Le seul moyen de mettre fin à cette dérive est de changer la gouvernance du système. Il faut limiter le rôle prépondérant de l'école, qui ne s'intéresse pas à l'apprentissage, et dont les enseignants ne savent pas optimiser ce type de formation, pour redonner l'initiative aux entreprises. Dans la note destinée au CAE que j'ai rédigée en décembre avec Marc Ferracci, Jean Tirole et Étienne Wasmer, nous nous inspirons du système de formation professionnelle instauré en Allemagne par les réformes Hartz.

Nous proposons que les formations soient certifiées par des agences contrôlées par un organisme d'accréditation nationale, où seraient représentés les partenaires sociaux, l'école et le ministère du travail. Concrètement, si une entreprise ou une branche veut monter une formation en alternance, elle s'adresse à une agence et monte son dossier avec un centre de formation d'apprentis – CFA – ou une université.
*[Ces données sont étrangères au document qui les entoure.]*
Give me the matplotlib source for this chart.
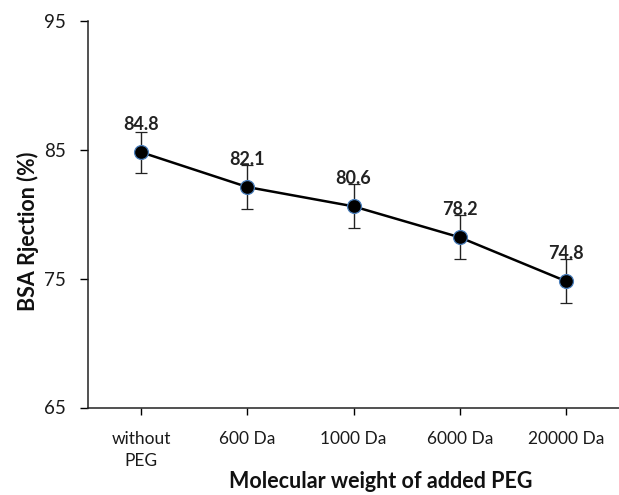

Ce dossier est ensuite visé par une agence chargée de son suivi, qui, au vu de certains critères, certifie la formation. Après trois à cinq ans, celle-ci doit recevoir l'accréditation d'une autre agence, ce qui évite toute collusion. Le système que nous proposons rencontre l'opposition de l'école et des régions. Tout est compliqué en politique. Reste que la France consacre près de 6 milliards d'euros à créer des formations en alternance, alors que le système n'a pas réellement de pilote sur le territoire national. J'ajoute que la segmentation en régions ne tient pas compte de la mobilité de la main-d'oeuvre. Mieux vaudrait s'en remettre à des agences bénéficiant d'une vue plus large.